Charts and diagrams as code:

■ ■ ■ ■

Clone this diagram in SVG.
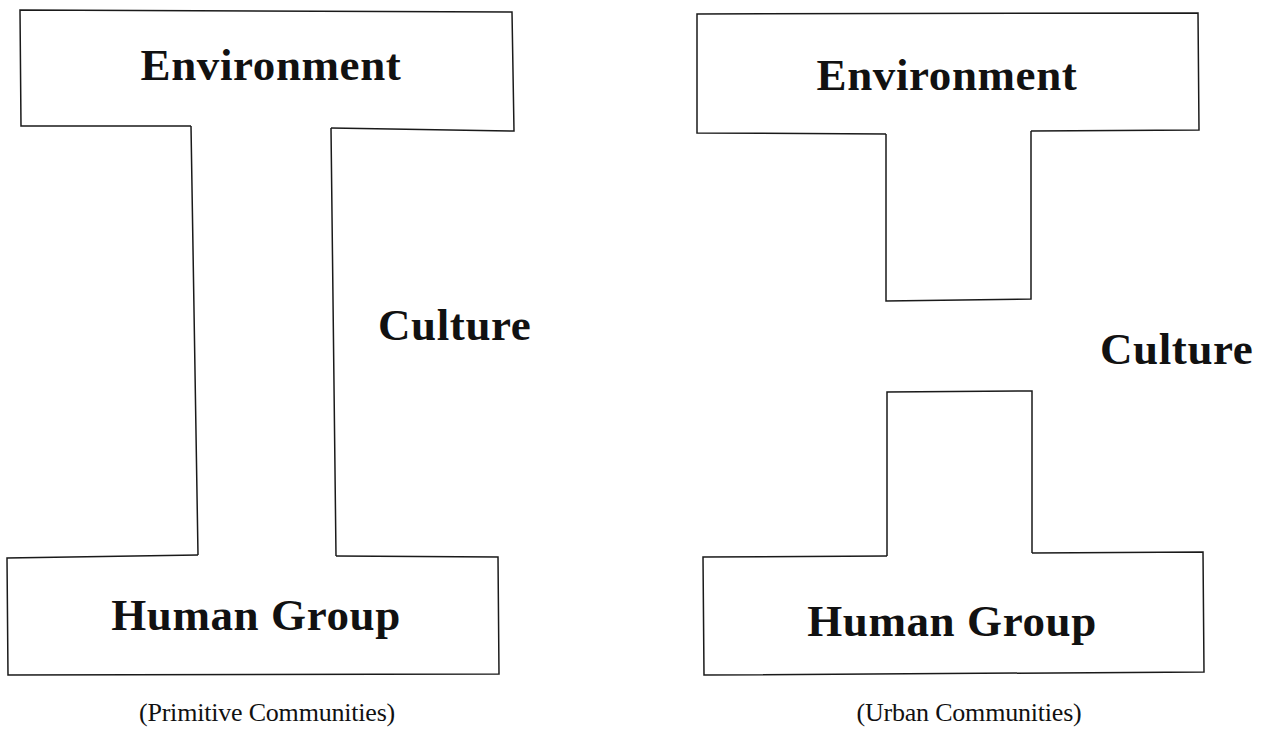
<svg xmlns="http://www.w3.org/2000/svg" width="1272" height="751" viewBox="0 0 1272 751">
<style>
.shape{fill:none;stroke:#1a1a1a;stroke-width:1.5;stroke-linejoin:miter}
.lbl{font-family:"Liberation Serif","Times New Roman",serif;font-weight:bold;font-size:45px;fill:#111;letter-spacing:0.6px}
.cap{font-family:"Liberation Serif","Times New Roman",serif;font-size:26px;fill:#111;text-anchor:middle;letter-spacing:-0.2px}
</style>
<rect width="1272" height="751" fill="#fff"/>
<g id="primitive">
<g id="p-environment">
<path class="shape" d="M191,126 L21,126 L20,10 L512,12 L514,131 L331,128"/>
<text class="lbl" x="271" y="80" text-anchor="middle">Environment</text>
</g>
<g id="p-culture">
<path class="shape" d="M191,126 L198,555 M331,128 L336,556"/>
<text class="lbl" x="378" y="340">Culture</text>
</g>
<g id="p-human">
<path class="shape" d="M198,555 L7,558 L8,675 L499,674 L498,557 L336,556"/>
<text class="lbl" x="256" y="630" text-anchor="middle">Human Group</text>
</g>
<text class="cap" x="267" y="721">(Primitive Communities)</text>
</g>
<g id="urban">
<g id="u-environment">
<path class="shape" d="M886,134 L697,133 L697,14 L1198,13 L1199,130 L1031,131"/>
<path class="shape" d="M886,134 L886,301 L1031,299 L1031,131"/>
<text class="lbl" x="947" y="90" text-anchor="middle">Environment</text>
</g>
<g id="u-culture">
<text class="lbl" x="1100" y="364">Culture</text>
</g>
<g id="u-human">
<path class="shape" d="M887,556 L887,392 L1032,391 L1032,553"/>
<path class="shape" d="M887,556 L703,557 L704,675 L1204,672 L1203,552 L1032,553"/>
<text class="lbl" x="952" y="636" text-anchor="middle">Human Group</text>
</g>
<text class="cap" x="969" y="721">(Urban Communities)</text>
</g>
<g id="connectors"></g>
</svg>
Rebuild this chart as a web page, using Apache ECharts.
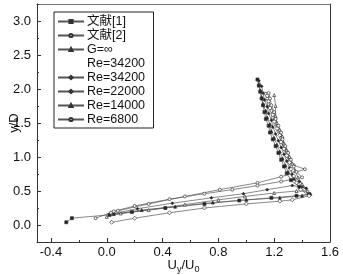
<!DOCTYPE html>
<html>
<head>
<meta charset="utf-8">
<script src="https://cdn.jsdelivr.net/npm/echarts@6/dist/echarts.min.js"></script>
<style>
  html, body { margin: 0; padding: 0; background: #fff; }
  #chart { width: 343px; height: 275px; }
</style>
</head>
<body>
<div id="chart"></div>
<script>
// tick labels
const xTicks = [-0.4, 0.0, 0.4, 0.8, 1.2, 1.6];
const xMinor = [-0.2, 0.2, 0.6, 1.0, 1.4];
const yTicks = [0.0, 0.5, 1.0, 1.5, 2.0, 2.5, 3.0];
const yMinor = [-0.25, 0.25, 0.75, 1.25, 1.75, 2.25, 2.75, 3.25];

// series values, [Uy/U0, y/D]
const lit1 = [[-0.29,0.04],[-0.25,0.10],[0.02,0.15],[0.18,0.19],[0.42,0.25],[0.70,0.31],[0.95,0.36],[1.18,0.40],[1.36,0.43],[1.45,0.45],[1.38,0.56],[1.32,0.66],[1.29,0.76],[1.27,0.86],[1.25,0.96],[1.23,1.06],[1.21,1.16],[1.19,1.26],[1.17,1.36],[1.16,1.46],[1.14,1.56],[1.13,1.66],[1.12,1.76],[1.11,1.86],[1.10,1.96],[1.09,2.05],[1.08,2.14]];
const lit2 = [[-0.08,0.10],[0.03,0.18],[0.08,0.21],[0.30,0.31],[0.56,0.42],[0.81,0.52],[1.08,0.62],[1.25,0.71],[1.42,0.82],[1.34,0.88],[1.31,0.98],[1.29,1.08],[1.27,1.18],[1.25,1.28],[1.23,1.38],[1.21,1.48],[1.19,1.58],[1.18,1.68],[1.16,1.78],[1.15,1.86],[1.14,1.93]];
const gInf = [[0.05,0.16],[0.25,0.22],[0.49,0.27],[0.76,0.33],[1.00,0.37],[1.24,0.40],[1.40,0.43],[1.46,0.46],[1.40,0.57],[1.34,0.68],[1.30,0.78],[1.28,0.88],[1.26,0.98],[1.24,1.08],[1.22,1.18],[1.20,1.28],[1.18,1.38],[1.17,1.48],[1.15,1.58],[1.14,1.68],[1.12,1.78],[1.11,1.88],[1.10,1.98],[1.09,2.07]];
const re34200 = [[0.05,0.17],[0.22,0.24],[0.47,0.32],[0.75,0.40],[0.98,0.46],[1.15,0.52],[1.33,0.58],[1.43,0.54],[1.38,0.64],[1.33,0.74],[1.31,0.84],[1.29,0.94],[1.27,1.04],[1.25,1.14],[1.23,1.24],[1.21,1.34],[1.19,1.44],[1.18,1.54],[1.16,1.64],[1.15,1.74],[1.13,1.84],[1.12,1.94],[1.11,2.04],[1.09,2.12]];
const re22000 = [[0.035,0.04],[0.20,0.10],[0.45,0.18],[0.70,0.25],[1.00,0.31],[1.24,0.35],[1.33,0.37],[1.45,0.43],[1.39,0.52],[1.36,0.62],[1.34,0.72],[1.32,0.82],[1.31,0.92],[1.29,1.02],[1.27,1.12],[1.25,1.22],[1.24,1.32],[1.22,1.42],[1.20,1.52],[1.19,1.62],[1.17,1.72],[1.16,1.82],[1.15,1.90]];
const re14000 = [[0.00,0.12],[0.10,0.17],[0.30,0.22],[0.56,0.30],[0.80,0.37],[0.99,0.42],[1.20,0.47],[1.36,0.50],[1.44,0.50],[1.40,0.60],[1.37,0.70],[1.35,0.80],[1.33,0.90],[1.31,1.00],[1.29,1.10],[1.27,1.20],[1.26,1.30],[1.24,1.40],[1.22,1.50],[1.21,1.60],[1.21,1.75],[1.20,1.91]];
const re6800 = [[0.05,0.20],[0.20,0.28],[0.45,0.38],[0.70,0.46],[0.90,0.52],[1.08,0.58],[1.25,0.64],[1.40,0.70],[1.36,0.78],[1.34,0.86],[1.32,0.96],[1.30,1.06],[1.28,1.16],[1.26,1.26],[1.25,1.36],[1.23,1.46],[1.21,1.56],[1.20,1.66],[1.18,1.76],[1.17,1.86],[1.16,1.94]];

let font = "'Liberation Sans', Arial, 'Noto Sans CJK SC', sans-serif";
let lineColor = "#555";

function mkSeries(name, data, symbol, filled, size) {
  return {
    name: name,
    type: "line",
    data: data,
    symbol: symbol,
    symbolSize: size,
    showSymbol: true,
    animation: false,
    lineStyle: { color: lineColor, width: 0.7 },
    itemStyle: {
      color: filled ? "#222" : "#fff",
      borderColor: "#333",
      borderWidth: 0.7
    }
  };
}

let chart = echarts.init(document.getElementById("chart"));
let option = {
  animation: false,
  backgroundColor: "#fff",
  grid: { left: 37, top: 4, right: 13, bottom: 33, containLabel: false, outerBoundsMode: "none" },
  legend: {
    orient: "vertical",
    left: 54,
    top: 12,
    padding: [3, 5, 2, 3],
    itemWidth: 26,
    itemHeight: 4,
    itemGap: 1,
    borderColor: "#222",
    borderWidth: 1,
    backgroundColor: "#fff",
    textStyle: { fontFamily: font, fontSize: 12.5, color: "#111", lineHeight: 13, padding: [0, 0, 0, -2] },
    data: [
      "文献[1]",
      "文献[2]",
      "G=∞",
      { name: "Re=34200 ", itemStyle: { opacity: 0 }, lineStyle: { opacity: 0 } },
      "Re=34200",
      "Re=22000",
      "Re=14000",
      "Re=6800"
    ]
  },
  xAxis: [
    {
      type: "value",
      position: "bottom",
      min: -0.5,
      max: 1.6,
      name: "U{s|y}/U{s|0}",
      nameLocation: "middle",
      nameGap: 15,
      nameMoveOverlap: false,
      nameTextStyle: {
        fontFamily: font, fontSize: 13, color: "#111",
        rich: { s: { fontFamily: font, fontSize: 9, color: "#111", verticalAlign: "bottom", padding: [8, 0, 0, 0] } }
      },
      splitLine: { show: false },
      axisLine: { show: true, onZero: false, lineStyle: { color: "#333", width: 1 } },
      axisTick: { show: true, inside: true, length: 4, lineStyle: { color: "#333" }, customValues: xTicks },
      axisLabel: { fontFamily: font, fontSize: 13, color: "#111", margin: 4, customValues: xTicks,
        formatter: v => v.toFixed(1) }
    },
    {
      type: "value",
      position: "bottom",
      min: -0.5,
      max: 1.6,
      splitLine: { show: false },
      axisLine: { show: false, onZero: false },
      axisTick: { show: true, inside: true, length: 2, lineStyle: { color: "#333" }, customValues: xMinor },
      axisLabel: { show: false }
    },
    {
      type: "value",
      position: "top",
      min: -0.5,
      max: 1.6,
      splitLine: { show: false },
      axisLine: { show: true, onZero: false, lineStyle: { color: "#777", width: 1 } },
      axisTick: { show: false },
      axisLabel: { show: false }
    }
  ],
  yAxis: [
    {
      type: "value",
      position: "left",
      min: -0.25,
      max: 3.25,
      name: "y/D",
      nameLocation: "middle",
      nameGap: 16,
      nameMoveOverlap: false,
      nameTextStyle: { fontFamily: font, fontSize: 13, color: "#111" },
      splitLine: { show: false },
      axisLine: { show: true, onZero: false, lineStyle: { color: "#333", width: 1 } },
      axisTick: { show: true, inside: true, length: 4, lineStyle: { color: "#333" }, customValues: yTicks },
      axisLabel: { fontFamily: font, fontSize: 13, color: "#111", margin: 6, customValues: yTicks,
        formatter: v => v.toFixed(1) }
    },
    {
      type: "value",
      position: "left",
      min: -0.25,
      max: 3.25,
      splitLine: { show: false },
      axisLine: { show: false, onZero: false },
      axisTick: { show: true, inside: true, length: 2, lineStyle: { color: "#333" }, customValues: yMinor },
      axisLabel: { show: false }
    },
    {
      type: "value",
      position: "right",
      min: -0.25,
      max: 3.25,
      splitLine: { show: false },
      axisLine: { show: true, onZero: false, lineStyle: { color: "#333", width: 1 } },
      axisTick: { show: false },
      axisLabel: { show: false }
    }
  ],
  series: [
    mkSeries("文献[1]", lit1, "rect", true, 3),
    mkSeries("文献[2]", lit2, "circle", false, 3),
    mkSeries("G=∞", gInf, "triangle", true, 3),
    {
      name: "Re=34200 ",
      type: "line",
      data: [],
      symbol: "none",
      lineStyle: { opacity: 0 },
      itemStyle: { opacity: 0 }
    },
    mkSeries("Re=34200", re34200, "diamond", true, 3),
    mkSeries("Re=22000", re22000, "diamond", false, 4),
    mkSeries("Re=14000", re14000, "triangle", false, 3),
    mkSeries("Re=6800", re6800, "circle", false, 3)
  ]
};
chart.setOption(option);
window.addEventListener("resize", () => {
  chart.resize();
});
</script>
</body>
</html>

■ ■ ■ ■

Copy exactly the stretch of lines from the one containing "Rebuild this chart" through the one containing "2.25, 2.75, 3.25];", both included. Leave out any pictures.

Rebuild this chart as a web page, using Apache ECharts.
<!DOCTYPE html>
<html>
<head>
<meta charset="utf-8">
<script src="https://cdn.jsdelivr.net/npm/echarts@6/dist/echarts.min.js"></script>
<style>
  html, body { margin: 0; padding: 0; background: #fff; }
  #chart { width: 343px; height: 275px; }
</style>
</head>
<body>
<div id="chart"></div>
<script>
// tick labels
const xTicks = [-0.4, 0.0, 0.4, 0.8, 1.2, 1.6];
const xMinor = [-0.2, 0.2, 0.6, 1.0, 1.4];
const yTicks = [0.0, 0.5, 1.0, 1.5, 2.0, 2.5, 3.0];
const yMinor = [-0.25, 0.25, 0.75, 1.25, 1.75, 2.25, 2.75, 3.25];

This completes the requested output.